Posted by den very good, but I think you mixed up Jenn and Mary a couple of times
Posted by bob joset this was an excellent story i would give it one of the highest ranks
Posted by LucOuarm Maybe too much action to be believable. The third person point of view and lack of dialogue prevent it from being really lively.
Posted by John Lakes Thanx for your replies. I appreciate it. I'm glad it was not too bad.
Posted by someone story was good, you just need to pay more attention to the names. You got Jenn and Mary mixed up a lot. Other than that, pretty good
Posted by h names were messed up, it got very confusing as to who was where and what was going on.
please write it in the past tense. then it is someone recounting a story, and not like a sports announcer.
but i still likes it.
Posted by Long John For a first time story I thougth is was pretty good.
A little confusing at times. And the third person scenerio was kinda dumb. I suggest writing first person stories. Like you are the one the action is happening to. And more dialog between characters. Actuall talking to each other in quotes. And maybe mark and John could have done some stuff to each other. Just a thought:)
Posted by x Good story, just need to check spelling and grammer...It lost my attention for a moment each time I had to figure out what you were really trying to say
Posted by jon GREAT stiry...there were a few problems wid transitions, but all in all....it wasa grate plot...also fix up some of the grammar....
Posted by Chris i really enjoyed this story, a few grammer problems but all in all it was very good. i would like to read part two if you would be kind enough to write it......
Posted by John Lakes Part 2, Well, I've been busy, and this story was really easy to write because it was in my head for a week, so I pretty much jotted it down. Yeah I guess I didn't spend enough time proof reading it, I wrote it, put it in Microsoft Word, did spell check and grammer, then pasted it back for submit. Next time I will proof read, hehe, my bad, By the time I was finished with it I just wanted to submit it and goto bed. I'm glad you guys liked it, I'll see about a part 2 after I'm done with all this school crap. Summer is soon, so I should be able to write down the second one. It's just not really fresh in my head because of all this school stuff, so I don't think it would be as good as this one. I'm glad you guys liked it and I'm sorry again for not taking time to proof read it. If I can edit it, maybe I'll do that in a little bit as well.

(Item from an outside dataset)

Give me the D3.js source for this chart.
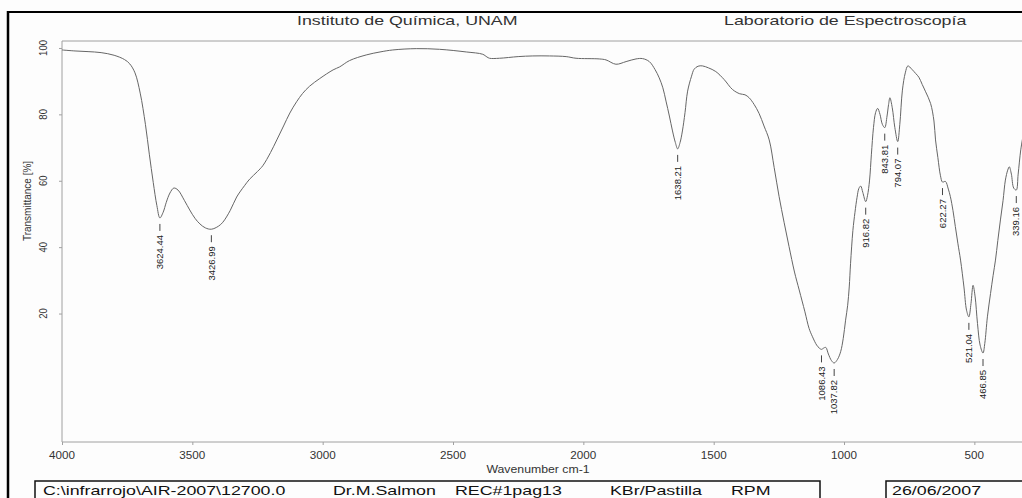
<!DOCTYPE html>
<html>
<head>
<meta charset="utf-8">
<script src="https://cdn.jsdelivr.net/npm/d3@7"></script>
<style>
  html, body { margin: 0; padding: 0; background: #fdfdfd; overflow: hidden; }
  svg { display: block; }
</style>
</head>
<body>
<svg id="chart" width="1022" height="498"></svg>
<script>
// IR spectrum (KBr pellet): wavenumber in cm-1, transmittance in %
const wavenumbers = [
  4000, 3950, 3900, 3850, 3800, 3760, 3740, 3720, 3700, 3680, 3665, 3650, 3636,
  3612, 3600, 3586, 3571, 3555, 3530, 3510, 3490, 3471, 3450,
  3400, 3383, 3355, 3330, 3300, 3280, 3250, 3230, 3200, 3176, 3150, 3126, 3100,
  3077, 3050, 3011, 2960, 2935, 2897, 2833, 2780, 2731, 2641, 2552, 2449, 2386,
  2370, 2360, 2322, 2250, 2194, 2130, 2066, 2028, 1939, 1913, 1875, 1836, 1798,
  1773, 1747, 1725, 1709, 1695, 1683, 1670, 1658, 1647,
  1629, 1620, 1610, 1600, 1585, 1575, 1560, 1543, 1520, 1492, 1460, 1428, 1400,
  1380, 1364, 1345, 1326, 1307, 1287, 1268, 1249, 1230, 1211, 1190, 1172, 1150,
  1134, 1121, 1105, 1095,
  1078, 1070, 1060, 1048,
  1025, 1013, 1003, 994, 986, 980, 975, 966, 958, 950, 943, 936, 928,
  910, 902, 895, 887, 879, 871, 862, 853,
  835, 829, 824, 815, 805,
  786, 776, 765, 755, 740, 725, 713, 700, 687, 668, 655, 649, 640, 630,
  611, 600, 592, 582, 573, 563, 553, 540, 530,
  513, 505, 497, 488, 478,
  460, 450, 438, 428, 419, 410, 400, 390, 381, 372, 366, 358, 349,
  332, 322, 310
];
const transmittance = [
  99.4, 99.1, 98.9, 98.6, 97.8, 96.5, 95.2, 92.5, 86.4, 77.0, 68.0, 59.5, 52.5,
  50.5, 53.5, 56.3, 57.8, 57.2, 54.0, 51.2, 48.7, 47.0, 45.8,
  46.3, 47.5, 51.0, 55.1, 58.5, 60.5, 62.8, 64.5, 68.5, 72.3, 76.5, 80.4, 83.8,
  86.3, 88.5, 90.8, 93.4, 94.3, 96.2, 97.9, 98.8, 99.4, 99.8, 99.6, 98.8, 98.1,
  97.3, 96.9, 96.9, 97.4, 97.6, 97.6, 97.4, 96.9, 96.7, 96.4, 95.1, 95.9, 96.7,
  96.8, 95.9, 93.5, 91.0, 88.0, 84.0, 79.5, 75.0, 71.5,
  71.5, 75.0, 80.5, 87.0, 91.5, 93.6, 94.5, 94.6, 94.0, 92.9, 90.5, 87.5, 86.2,
  85.9, 85.0, 83.0, 80.3, 76.5, 72.3, 64.0, 55.2, 47.5, 40.2, 32.5, 27.1, 20.5,
  15.5, 13.0, 10.5, 9.6,
  9.6, 9.8, 7.8, 5.8,
  6.2, 8.5, 12.5, 18.0, 22.5, 28.0, 35.0, 45.0, 50.5, 55.0, 57.7, 58.4, 56.5,
  55.5, 60.2, 68.0, 76.0, 80.5, 81.8, 80.0, 77.0,
  79.5, 83.0, 85.0, 82.0, 76.0,
  77.0, 87.3, 92.5, 94.6, 93.6, 92.3, 91.2, 89.0, 86.8, 83.3, 78.0, 72.3, 67.0, 61.5,
  59.8, 57.5, 55.2, 51.0, 46.2, 41.0, 36.1, 28.0, 21.0,
  23.0, 28.5, 25.0, 17.0, 10.5,
  11.0, 19.0, 26.0, 31.5, 36.1, 42.0, 48.2, 54.0, 60.2, 63.2, 64.2, 62.0, 57.8,
  62.0, 69.3, 75.0
];

// Labelled band positions and their transmittance
const peakWavenumbers = [3624.44, 3426.99, 1638.21, 1086.43, 1037.82, 916.82,
  843.81, 794.07, 622.27, 521.04, 466.85, 339.16];
const peakTransmittance = [48.8, 45.4, 69.6, 9.2, 5.1, 53.7,
  76.0, 71.8, 59.6, 19.0, 8.1, 57.2];

const xTicks = [4000, 3500, 3000, 2500, 2000, 1500, 1000, 500];
const yTicks = [20, 40, 60, 80, 100];

const headerLeft = "Instituto de Química, UNAM";
const headerRight = "Laboratorio de Espectroscopía";
const xTitle = "Wavenumber cm-1";
const yTitle = "Transmittance [%]";
const footerFields = ["C:\\infrarrojo\\AIR-2007\\12700.0", "Dr.M.Salmon", "REC#1pag13", "KBr/Pastilla", "RPM"];
const footerDate = "26/06/2007";

// ---------------------------------------------------------------
const svg = d3.select("#chart");
const narrow = "'Liberation Sans Narrow', 'Arial Narrow', 'Liberation Sans', Arial, sans-serif";
const sans = "'Liberation Sans', Arial, Helvetica, sans-serif";

const plot = { left: 62, top: 41, bottom: 442, right: 1026.5 };

const x = d3.scaleLinear().domain([4000, 300]).range([plot.left, plot.right]);
const y = d3.scaleLinear().domain([-18.7, 102.1]).range([plot.bottom, plot.top]);

// helper: horizontally widened text, optionally rotated to read bottom-to-top
function stretchedText(g, px, py, str, opts) {
  const rot = opts.rotate ? " rotate(-90)" : "";
  const sx = opts.stretch || 1.17;
  return g.append("text")
    .attr("transform", `translate(${px},${py}) scale(${sx},1)${rot}`)
    .attr("font-family", opts.family || sans)
    .attr("font-size", opts.size)
    .attr("fill", opts.fill || "#2a2a2a")
    .attr("text-anchor", opts.anchor || "start")
    .attr("dy", opts.dy || null)
    .text(str);
}

// page frame
svg.append("line").attr("x1", 8).attr("x2", 8).attr("y1", 11).attr("y2", 498)
  .attr("stroke", "#000").attr("stroke-width", 2.5);
svg.append("line").attr("x1", 7).attr("x2", 1022).attr("y1", 12).attr("y2", 12)
  .attr("stroke", "#000").attr("stroke-width", 2);

// header
stretchedText(svg, 297, 25, headerLeft, { size: 13, stretch: 1.37, fill: "#333" });
stretchedText(svg, 724, 25, headerRight, { size: 13, stretch: 1.37, fill: "#333" });

// plot frame top line
svg.append("line")
  .attr("x1", plot.left).attr("x2", 1022).attr("y1", plot.top).attr("y2", plot.top)
  .attr("stroke", "#a0a0a0").attr("stroke-width", 1);

// axes
const xAxis = svg.append("g").attr("transform", `translate(0,${plot.bottom})`)
  .call(d3.axisBottom(x).tickValues(xTicks).tickSize(3).tickSizeOuter(0).tickFormat(""));
const yAxis = svg.append("g").attr("transform", `translate(${plot.left},0)`)
  .call(d3.axisLeft(y).tickValues(yTicks).tickSize(3).tickSizeOuter(0).tickFormat(""));
[xAxis, yAxis].forEach(a => {
  a.select(".domain").attr("stroke", "#a0a0a0");
  a.selectAll(".tick line").attr("stroke", "#a0a0a0");
});
xAxis.select(".domain").attr("d", `M${plot.left},0H1022`);
yAxis.select(".domain").attr("d", `M0,${plot.top}V${plot.bottom}`);

// tick labels
const xLabels = svg.append("g");
xTicks.forEach(t => stretchedText(xLabels, x(t), 459, String(t), { size: 10, anchor: "middle", fill: "#333" }));
const yLabels = svg.append("g");
yTicks.forEach(t => stretchedText(yLabels, 43, y(t), String(t),
  { size: 9.5, anchor: "middle", rotate: true, dy: "0.35em", family: narrow, fill: "#333" }));

// axis titles
stretchedText(svg, 538, 473, xTitle, { size: 10.5, anchor: "middle", fill: "#333" });
stretchedText(svg, 27, 201, yTitle, { size: 10, anchor: "middle", rotate: true, dy: "0.35em", family: narrow, fill: "#333" });

// spectrum trace
const points = wavenumbers.map((w, i) => [w, transmittance[i]])
  .concat(peakWavenumbers.map((w, i) => [w, peakTransmittance[i]]))
  .sort((a, b) => b[0] - a[0]);

const line = d3.line()
  .x(d => x(d[0]))
  .y(d => y(d[1]))
  .curve(d3.curveCatmullRom.alpha(0.5));

svg.append("path")
  .datum(points)
  .attr("d", line)
  .attr("fill", "none")
  .attr("stroke", "#666")
  .attr("stroke-width", 1);

// band labels: short marker plus rotated wavenumber
const fmt = d3.format(".2f");
const peaks = svg.append("g");
peakWavenumbers.forEach((w, i) => {
  const px = x(w), py = y(peakTransmittance[i]);
  peaks.append("line")
    .attr("x1", px).attr("x2", px)
    .attr("y1", py + 6).attr("y2", py + 13)
    .attr("stroke", "#444").attr("stroke-width", 1);
  stretchedText(peaks, px, py + 17, fmt(w),
    { size: 9.5, stretch: 1.05, anchor: "end", rotate: true, dy: "0.32em", family: narrow, fill: "#222" });
});

// footer boxes
const foot = svg.append("g").attr("fill", "none").attr("stroke", "#111").attr("stroke-width", 1.5);
foot.append("path").attr("d", "M35,505V481H820V505");
foot.append("path").attr("d", "M886,505V481H1030");
const footX = [43, 333, 455, 610, 731];
footerFields.forEach((s, i) => stretchedText(svg, footX[i], 495, s, { size: 13, stretch: 1.37, fill: "#111" }));
stretchedText(svg, 892, 495, footerDate, { size: 13, stretch: 1.37, fill: "#111" });
</script>
</body>
</html>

Posted by keri like the lotion the story was very good. i even started to enjoy it a little to much but as i read on there was to much going on and lost the feeling to much to be belivable i say leave the last guy out mark and it would be awsome. good luck keep on writing
Posted by Billy writer could not keep the names straight
Posted by dfdf fuck you it sucks
Posted by jerry pleas write anoter one
Posted by jerry pleas write anoter one
Posted by xak one of the best i read man it was awsome please write another one
Posted by ShyB cool story!! i did have to read it twice but i did like it when i found out what was going on!! i hope you write sequel!! look forward to seeing it!!
Posted by kimosabe ohhhlalala
Posted by jjjfukgfuy it was good got a little confusing after a wile and you should use more discription than 69 and what have you
Posted by David simply put, the best!
Posted by anonymous fukkin great story.